*Dataset content*.
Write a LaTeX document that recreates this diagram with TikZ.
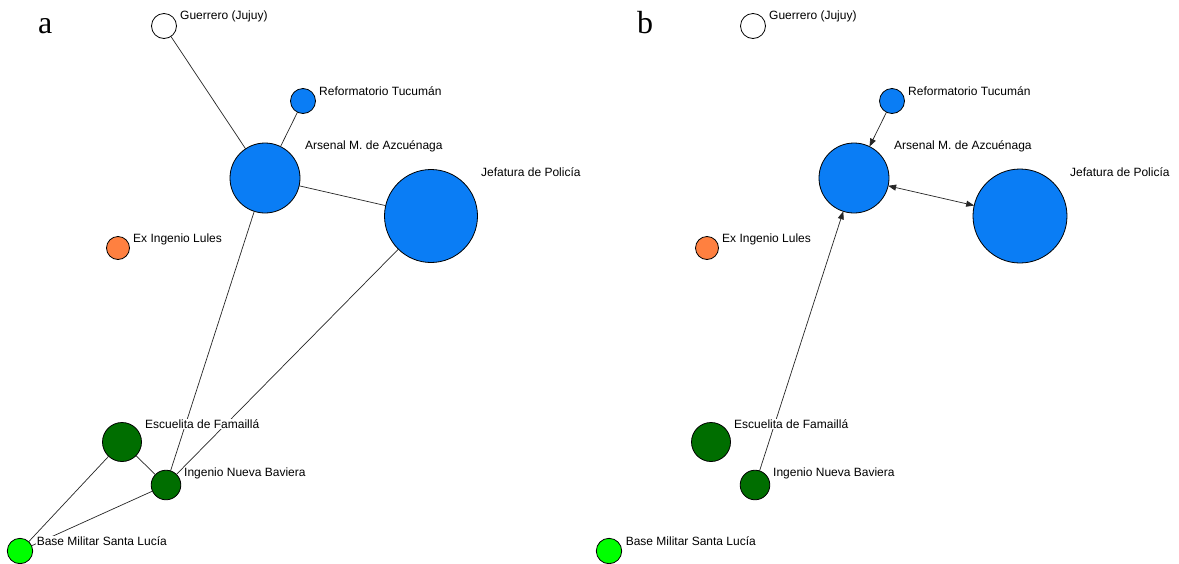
\documentclass[tikz,border=0pt]{standalone}
\usepackage{fontspec}
\setmainfont{Liberation Sans}
\newfontfamily\serifpanel{Liberation Serif}
\usetikzlibrary{arrows.meta}
\definecolor{nodeblue}{RGB}{10,125,245}
\definecolor{nodeorange}{RGB}{255,128,64}
\definecolor{nodedkgreen}{RGB}{0,110,0}
\definecolor{nodelime}{RGB}{0,255,0}
\begin{document}
\begin{tikzpicture}[x=1pt,y=-1pt,
  vtx/.style={circle,draw=black,line width=0.8pt,inner sep=0pt,outer sep=0pt,minimum size=#1},
  lbl/.style={anchor=west,fill=white,inner sep=0.6pt,font=\fontsize{12}{12}\selectfont},
  link/.style={draw=black!85,line width=0.7pt},
  arr/.style={link,-{Triangle[length=8pt,width=6pt]}},
  barr/.style={link,{Triangle[length=8pt,width=6pt]}-{Triangle[length=8pt,width=6pt]}},
  panel/.style={font=\serifpanel\fontsize{32}{32}\selectfont,inner sep=0pt,anchor=base west}]
\useasboundingbox[fill=white] (0,0) rectangle (1179,563);

% ---------- panel a ----------
\node[panel] (pa) at (38,33) {a};
\node[vtx=25pt,fill=white] (aG) at (164,26) {};
\node[vtx=25pt,fill=nodeblue] (aR) at (303,101) {};
\node[vtx=70pt,fill=nodeblue] (aA) at (265,178) {};
\node[vtx=93pt,fill=nodeblue] (aJ) at (431,216) {};
\node[vtx=23pt,fill=nodeorange] (aL) at (118,248) {};
\node[vtx=39pt,fill=nodedkgreen] (aE) at (122,442) {};
\node[vtx=29.6pt,fill=nodedkgreen] (aN) at (166,485) {};
\node[vtx=25.4pt,fill=nodelime] (aB) at (20,551) {};

\draw[link] (aG) -- (aA);
\draw[link] (aR) -- (aA);
\draw[link] (aA) -- (aJ);
\draw[link] (aA) -- (aN);
\draw[link] (aJ) -- (aN);
\draw[link] (aE) -- (aN);
\draw[link] (aE) -- (aB);
\draw[link] (aN) -- (aB);

\node[lbl] (aGl) at (179.4,16) {Guerrero (Jujuy)};
\node[lbl] (aRl) at (318.4,91) {Reformatorio Tucumán};
\node[lbl] (aAl) at (304.4,146) {Arsenal M. de Azcuénaga};
\node[lbl] (aJl) at (480.4,172) {Jefatura de Policía};
\node[lbl] (aLl) at (132.4,239) {Ex Ingenio Lules};
\node[lbl] (aEl) at (144.4,424) {Escuelita de Famaillá};
\node[lbl] (aNl) at (183.4,473) {Ingenio Nueva Baviera};
\node[lbl] (aBl) at (36,541) {Base Militar Santa Lucía};

% ---------- panel b ----------
\node[panel] (pb) at (637,33) {b};
\node[vtx=25pt,fill=white] (bG) at (753,26) {};
\node[vtx=25pt,fill=nodeblue] (bR) at (892,101) {};
\node[vtx=70pt,fill=nodeblue] (bA) at (854,178) {};
\node[vtx=94pt,fill=nodeblue] (bJ) at (1020,216) {};
\node[vtx=23pt,fill=nodeorange] (bL) at (707,248) {};
\node[vtx=39pt,fill=nodedkgreen] (bE) at (711,442) {};
\node[vtx=29.6pt,fill=nodedkgreen] (bN) at (755,485) {};
\node[vtx=25.4pt,fill=nodelime] (bB) at (609,551) {};

\draw[arr] (bR) -- (bA);
\draw[barr] (bA) -- (bJ);
\draw[arr] (bN) -- (bA);

\node[lbl] (bGl) at (768.4,16) {Guerrero (Jujuy)};
\node[lbl] (bRl) at (907.4,91) {Reformatorio Tucumán};
\node[lbl] (bAl) at (893.4,146) {Arsenal M. de Azcuénaga};
\node[lbl] (bJl) at (1069.4,172) {Jefatura de Policía};
\node[lbl] (bLl) at (721.4,239) {Ex Ingenio Lules};
\node[lbl] (bEl) at (733.4,424) {Escuelita de Famaillá};
\node[lbl] (bNl) at (772.4,473) {Ingenio Nueva Baviera};
\node[lbl] (bBl) at (625,541) {Base Militar Santa Lucía};
\end{tikzpicture}
\end{document}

*Exercise objective*.
Quote the material word for word, dropping any images it holds.

*Response*.
Write a LaTeX document that recreates this diagram with TikZ.
\documentclass[tikz,border=0pt]{standalone}
\usepackage{fontspec}
\setmainfont{Liberation Sans}
\newfontfamily\serifpanel{Liberation Serif}
\usetikzlibrary{arrows.meta}
\definecolor{nodeblue}{RGB}{10,125,245}
\definecolor{nodeorange}{RGB}{255,128,64}
\definecolor{nodedkgreen}{RGB}{0,110,0}
\definecolor{nodelime}{RGB}{0,255,0}
\begin{document}
\begin{tikzpicture}[x=1pt,y=-1pt,
  vtx/.style={circle,draw=black,line width=0.8pt,inner sep=0pt,outer sep=0pt,minimum size=#1},
  lbl/.style={anchor=west,fill=white,inner sep=0.6pt,font=\fontsize{12}{12}\selectfont},
  link/.style={draw=black!85,line width=0.7pt},
  arr/.style={link,-{Triangle[length=8pt,width=6pt]}},
  barr/.style={link,{Triangle[length=8pt,width=6pt]}-{Triangle[length=8pt,width=6pt]}},
  panel/.style={font=\serifpanel\fontsize{32}{32}\selectfont,inner sep=0pt,anchor=base west}]
\useasboundingbox[fill=white] (0,0) rectangle (1179,563);

% ---------- panel a ----------
\node[panel] (pa) at (38,33) {a};
\node[vtx=25pt,fill=white] (aG) at (164,26) {};
\node[vtx=25pt,fill=nodeblue] (aR) at (303,101) {};
\node[vtx=70pt,fill=nodeblue] (aA) at (265,178) {};
\node[vtx=93pt,fill=nodeblue] (aJ) at (431,216) {};
\node[vtx=23pt,fill=nodeorange] (aL) at (118,248) {};
\node[vtx=39pt,fill=nodedkgreen] (aE) at (122,442) {};
\node[vtx=29.6pt,fill=nodedkgreen] (aN) at (166,485) {};
\node[vtx=25.4pt,fill=nodelime] (aB) at (20,551) {};

\draw[link] (aG) -- (aA);
\draw[link] (aR) -- (aA);
\draw[link] (aA) -- (aJ);
\draw[link] (aA) -- (aN);
\draw[link] (aJ) -- (aN);
\draw[link] (aE) -- (aN);
\draw[link] (aE) -- (aB);
\draw[link] (aN) -- (aB);

\node[lbl] (aGl) at (179.4,16) {Guerrero (Jujuy)};
\node[lbl] (aRl) at (318.4,91) {Reformatorio Tucumán};
\node[lbl] (aAl) at (304.4,146) {Arsenal M. de Azcuénaga};
\node[lbl] (aJl) at (480.4,172) {Jefatura de Policía};
\node[lbl] (aLl) at (132.4,239) {Ex Ingenio Lules};
\node[lbl] (aEl) at (144.4,424) {Escuelita de Famaillá};
\node[lbl] (aNl) at (183.4,473) {Ingenio Nueva Baviera};
\node[lbl] (aBl) at (36,541) {Base Militar Santa Lucía};

% ---------- panel b ----------
\node[panel] (pb) at (637,33) {b};
\node[vtx=25pt,fill=white] (bG) at (753,26) {};
\node[vtx=25pt,fill=nodeblue] (bR) at (892,101) {};
\node[vtx=70pt,fill=nodeblue] (bA) at (854,178) {};
\node[vtx=94pt,fill=nodeblue] (bJ) at (1020,216) {};
\node[vtx=23pt,fill=nodeorange] (bL) at (707,248) {};
\node[vtx=39pt,fill=nodedkgreen] (bE) at (711,442) {};
\node[vtx=29.6pt,fill=nodedkgreen] (bN) at (755,485) {};
\node[vtx=25.4pt,fill=nodelime] (bB) at (609,551) {};

\draw[arr] (bR) -- (bA);
\draw[barr] (bA) -- (bJ);
\draw[arr] (bN) -- (bA);

\node[lbl] (bGl) at (768.4,16) {Guerrero (Jujuy)};
\node[lbl] (bRl) at (907.4,91) {Reformatorio Tucumán};
\node[lbl] (bAl) at (893.4,146) {Arsenal M. de Azcuénaga};
\node[lbl] (bJl) at (1069.4,172) {Jefatura de Policía};
\node[lbl] (bLl) at (721.4,239) {Ex Ingenio Lules};
\node[lbl] (bEl) at (733.4,424) {Escuelita de Famaillá};
\node[lbl] (bNl) at (772.4,473) {Ingenio Nueva Baviera};
\node[lbl] (bBl) at (625,541) {Base Militar Santa Lucía};
\end{tikzpicture}
\end{document}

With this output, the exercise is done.